Property rights are not sacrosanct in traditional finance.

Even in the US stock market — where shareholder rights are treated with near-religious reverence — a company’s management can sometimes forcibly divest an unwanted shareholder of their shares.

In 2009, for example, the struggling software firm Selectica used a poison pill defense to cut a single shareholder’s stake in half.

When the pill was triggered, all shareholders other than Versata, a hedge fund, received rights that effectively doubled the number of shares they owned.

In effect, this redistributed half of Versata’s share in the company to the company’s other shareholders.

Versata sued, but a Delaware judge sided with the company — proving that, under some circumstances, a board can seize a shareholder’s property much like a government invoking eminent domain.

Unlike eminent domain, however, the company doesn’t have to compensate the dispossessed owner.

It’s not done lightly. 

Selectica had to prove in court that its action was a “proportionate” response to a threat posed by a hostile shareholder.

But the fact that it’s possible is part of what inspired crypto and decentralized finance: a new kind of financial system where property rights are enforced by code, not the whims of a Delaware judge.

On Friday, however, World Liberty Financial — a DeFi protocol that’s “governed by a distributed community of WLFI tokenholders” — effectively dispossessed a large token holder of their tokens. 

Justin Sun’s substantial holding of WLFI was frozen (perhaps temporarily) when his tokens were added to a blacklist that prevents them from being moved.

In total, World Liberty blacklisted 272 accounts this weekend, mostly in an effort to stop phishing attacks — which is laudable, but not exactly in the spirit of not-your-keys-not-your-coins permissionless crypto.

Sun’s tokens, however, were frozen amid reports that he shorted WLFI tokens borrowed from an exchange he controls.

Someone at World Liberty took exception to this and froze Sun’s property in response — something they can do without consulting the “distributed community” of token holders that ostensibly governs the protocol.

TradFi executives don’t appreciate short selling either, of course.

Companies that feel attacked by short sellers will sometimes issue special dividends to complicate short positions, contrive to have large holders recall the shares they’ve lent out, or even lobby the government to ban the practice (as banks successfully did in 2008).

But crypto makes this so much easier: Smart contracts can give protocols the ability to stop their tokens from moving. 

Few protocols grant themselves this ability, presumably because it’s counter to the spirit of a decentralized, permissionless financial system.

Blacklists are usually only found in centralized stablecoins, where issuers need the ability to freeze criminals’ funds at the request of law enforcement. 

But a blacklist for tokens?

World Liberty might be unique in granting itself the ability to extinguish property rights with just a function call to blacklist(address).

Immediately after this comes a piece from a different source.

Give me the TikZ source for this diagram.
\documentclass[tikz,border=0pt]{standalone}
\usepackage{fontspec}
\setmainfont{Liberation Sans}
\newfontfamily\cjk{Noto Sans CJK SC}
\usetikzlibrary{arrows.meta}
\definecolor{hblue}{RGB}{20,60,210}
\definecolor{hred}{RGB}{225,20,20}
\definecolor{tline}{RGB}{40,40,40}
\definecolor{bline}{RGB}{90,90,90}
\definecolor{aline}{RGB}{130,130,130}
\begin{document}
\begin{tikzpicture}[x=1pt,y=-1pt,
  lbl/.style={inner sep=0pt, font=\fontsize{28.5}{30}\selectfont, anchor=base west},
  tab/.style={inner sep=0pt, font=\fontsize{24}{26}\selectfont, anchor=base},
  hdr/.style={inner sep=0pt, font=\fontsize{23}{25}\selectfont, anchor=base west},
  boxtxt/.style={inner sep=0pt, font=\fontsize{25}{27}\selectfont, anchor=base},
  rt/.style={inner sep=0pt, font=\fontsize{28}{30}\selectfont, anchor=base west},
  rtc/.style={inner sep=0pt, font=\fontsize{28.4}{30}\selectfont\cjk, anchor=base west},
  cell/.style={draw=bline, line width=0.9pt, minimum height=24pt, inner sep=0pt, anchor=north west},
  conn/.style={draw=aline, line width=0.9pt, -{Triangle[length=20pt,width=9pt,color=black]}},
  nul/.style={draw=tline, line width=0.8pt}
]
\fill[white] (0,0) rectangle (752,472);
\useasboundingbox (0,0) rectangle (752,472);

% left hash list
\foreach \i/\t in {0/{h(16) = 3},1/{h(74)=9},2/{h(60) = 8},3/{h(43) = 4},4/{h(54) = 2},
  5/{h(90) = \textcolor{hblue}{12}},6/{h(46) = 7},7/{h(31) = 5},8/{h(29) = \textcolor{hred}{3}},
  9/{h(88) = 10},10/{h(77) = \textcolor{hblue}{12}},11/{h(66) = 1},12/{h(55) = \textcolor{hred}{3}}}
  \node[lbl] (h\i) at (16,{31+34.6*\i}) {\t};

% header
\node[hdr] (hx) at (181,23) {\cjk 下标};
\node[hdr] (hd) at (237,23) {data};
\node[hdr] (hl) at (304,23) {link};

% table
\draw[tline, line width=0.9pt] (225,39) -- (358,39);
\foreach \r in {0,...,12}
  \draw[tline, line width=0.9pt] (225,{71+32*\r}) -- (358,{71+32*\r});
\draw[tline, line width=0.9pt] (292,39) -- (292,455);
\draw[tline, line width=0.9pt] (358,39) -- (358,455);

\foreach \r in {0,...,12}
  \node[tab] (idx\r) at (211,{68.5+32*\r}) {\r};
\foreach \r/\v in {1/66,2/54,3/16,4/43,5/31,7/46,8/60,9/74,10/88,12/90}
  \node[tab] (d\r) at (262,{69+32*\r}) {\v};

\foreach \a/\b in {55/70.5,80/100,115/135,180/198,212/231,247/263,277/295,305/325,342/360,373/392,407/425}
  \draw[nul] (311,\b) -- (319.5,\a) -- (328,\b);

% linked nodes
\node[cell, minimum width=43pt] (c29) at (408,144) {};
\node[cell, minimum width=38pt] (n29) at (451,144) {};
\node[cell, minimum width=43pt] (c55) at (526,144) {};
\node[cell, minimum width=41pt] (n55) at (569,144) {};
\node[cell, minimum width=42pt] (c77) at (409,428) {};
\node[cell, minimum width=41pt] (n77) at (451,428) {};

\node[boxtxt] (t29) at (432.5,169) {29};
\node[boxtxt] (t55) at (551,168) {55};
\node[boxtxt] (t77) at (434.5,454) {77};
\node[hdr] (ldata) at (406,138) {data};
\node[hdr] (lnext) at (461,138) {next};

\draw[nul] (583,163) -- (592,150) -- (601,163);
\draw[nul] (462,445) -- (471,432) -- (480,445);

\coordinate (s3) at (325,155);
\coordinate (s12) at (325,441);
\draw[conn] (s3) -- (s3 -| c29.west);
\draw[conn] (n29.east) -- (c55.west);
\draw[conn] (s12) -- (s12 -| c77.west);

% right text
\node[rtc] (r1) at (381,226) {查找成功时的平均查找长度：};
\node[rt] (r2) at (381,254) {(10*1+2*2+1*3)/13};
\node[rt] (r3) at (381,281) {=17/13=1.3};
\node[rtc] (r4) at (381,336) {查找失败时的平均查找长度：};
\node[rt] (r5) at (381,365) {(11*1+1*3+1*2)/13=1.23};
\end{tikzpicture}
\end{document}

This seems to contradict the spirit of its founding mission.

As World Liberty co-founder and CEO Zach Witkoff tells it, the project was inspired by a conversation he had with the Trump brothers, Eric and Donald Jr., shortly after their accounts were “terminated” by two of the largest US banks. 

“So, we started discussing solutions, and the conclusion was that we needed a more democratized system,” he explained. “The origin of World Liberty was to truly return financial control to the users.”

But not, evidently, to users of the World Liberty token.

The project’s Gold Paper states “WLF believes that the ability to transact privately and without intermediaries is a core American value.”

But World Liberty itself is an intermediary — and an unusually powerful one.

They did warn us. 

Further down in the gold paper it cautions that in a “Material Adverse Event or Security Risk,” governance power can be “completely vested in the multisigs.”

This makes dispossessing an unwanted token holder much easier compared to executing a complex poison pill defense that a shareholder can appeal in a Delaware court of law.

Justin Sun, by contrast, can appeal the seizure of his property only to the court of social opinion: “My tokens were unreasonably frozen,” he posted on X after denying accusations of short selling. 

That’s not how this alternative financial system was meant to work.

Just the opposite: World Liberty’s multisig appears to give its founders a level of control that TradFi founders can only dream of.

Traditional founders sometimes maintain control of their company with special voting rights, but how much easier is it when that control is baked into a smart contract?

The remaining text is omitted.